Data excerpt:
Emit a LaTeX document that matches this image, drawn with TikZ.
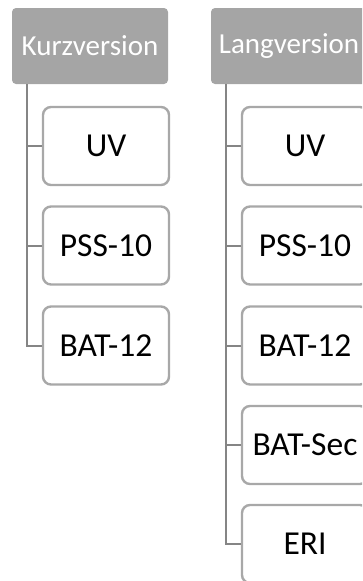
\documentclass[tikz,border=0pt]{standalone}
\usepackage{fontspec}
\setmainfont{Carlito}
\usetikzlibrary{calc}
\definecolor{headfill}{HTML}{A5A5A5}
\definecolor{boxline}{HTML}{A8A8A8}
\definecolor{spine}{HTML}{858585}
\tikzset{
  header/.style={fill=headfill, draw=none, rounded corners=4pt,
    minimum width=156pt, minimum height=76pt, inner sep=0pt,
    text=white, font=\fontsize{29}{33}\selectfont},
  item/.style={fill=white, draw=boxline, line width=2.4pt, rounded corners=8pt,
    minimum width=126pt, minimum height=78pt, inner sep=0pt,
    text=black, font=\fontsize{33.5}{38}\selectfont},
  link/.style={draw=spine, line width=2pt}
}
\begin{document}
\begin{tikzpicture}[x=1pt, y=-1pt]
  \useasboundingbox (0,0) rectangle (362,581);
  \clip (0,0) rectangle (362,581);

  % short version
  \node[header] (kh) at (90,46) {Kurzversion};
  \node[item] (k1) at (106,146) {UV};
  \node[item] (k2) at (106,245.5) {PSS-10};
  \node[item] (k3) at (106,345.5) {BAT-12};

  % long version
  \node[header] (lh) at (289,46) {Langversion};
  \node[item] (l1) at (305,146) {UV};
  \node[item] (l2) at (305,245.5) {PSS-10};
  \node[item] (l3) at (305,345.5) {BAT-12};
  \node[item] (l4) at (305,445) {BAT-Sec};
  \node[item] (l5) at (305,544) {ERI};

  % tree connectors
  \coordinate (ks) at ($(kh.south west)+(14.8,0)$);
  \coordinate (ls) at ($(lh.south west)+(15,0)$);
  \foreach \n in {k1,k2,k3} \draw[link] (ks) |- (\n.west);
  \foreach \n in {l1,l2,l3,l4,l5} \draw[link] (ls) |- (\n.west);
\end{tikzpicture}
\end{document}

What you should do: Every line above should be returned word for word, with the pictures left behind.

Answer to this exercise:
Emit a LaTeX document that matches this image, drawn with TikZ.
\documentclass[tikz,border=0pt]{standalone}
\usepackage{fontspec}
\setmainfont{Carlito}
\usetikzlibrary{calc}
\definecolor{headfill}{HTML}{A5A5A5}
\definecolor{boxline}{HTML}{A8A8A8}
\definecolor{spine}{HTML}{858585}
\tikzset{
  header/.style={fill=headfill, draw=none, rounded corners=4pt,
    minimum width=156pt, minimum height=76pt, inner sep=0pt,
    text=white, font=\fontsize{29}{33}\selectfont},
  item/.style={fill=white, draw=boxline, line width=2.4pt, rounded corners=8pt,
    minimum width=126pt, minimum height=78pt, inner sep=0pt,
    text=black, font=\fontsize{33.5}{38}\selectfont},
  link/.style={draw=spine, line width=2pt}
}
\begin{document}
\begin{tikzpicture}[x=1pt, y=-1pt]
  \useasboundingbox (0,0) rectangle (362,581);
  \clip (0,0) rectangle (362,581);

  % short version
  \node[header] (kh) at (90,46) {Kurzversion};
  \node[item] (k1) at (106,146) {UV};
  \node[item] (k2) at (106,245.5) {PSS-10};
  \node[item] (k3) at (106,345.5) {BAT-12};

  % long version
  \node[header] (lh) at (289,46) {Langversion};
  \node[item] (l1) at (305,146) {UV};
  \node[item] (l2) at (305,245.5) {PSS-10};
  \node[item] (l3) at (305,345.5) {BAT-12};
  \node[item] (l4) at (305,445) {BAT-Sec};
  \node[item] (l5) at (305,544) {ERI};

  % tree connectors
  \coordinate (ks) at ($(kh.south west)+(14.8,0)$);
  \coordinate (ls) at ($(lh.south west)+(15,0)$);
  \foreach \n in {k1,k2,k3} \draw[link] (ks) |- (\n.west);
  \foreach \n in {l1,l2,l3,l4,l5} \draw[link] (ls) |- (\n.west);
\end{tikzpicture}
\end{document}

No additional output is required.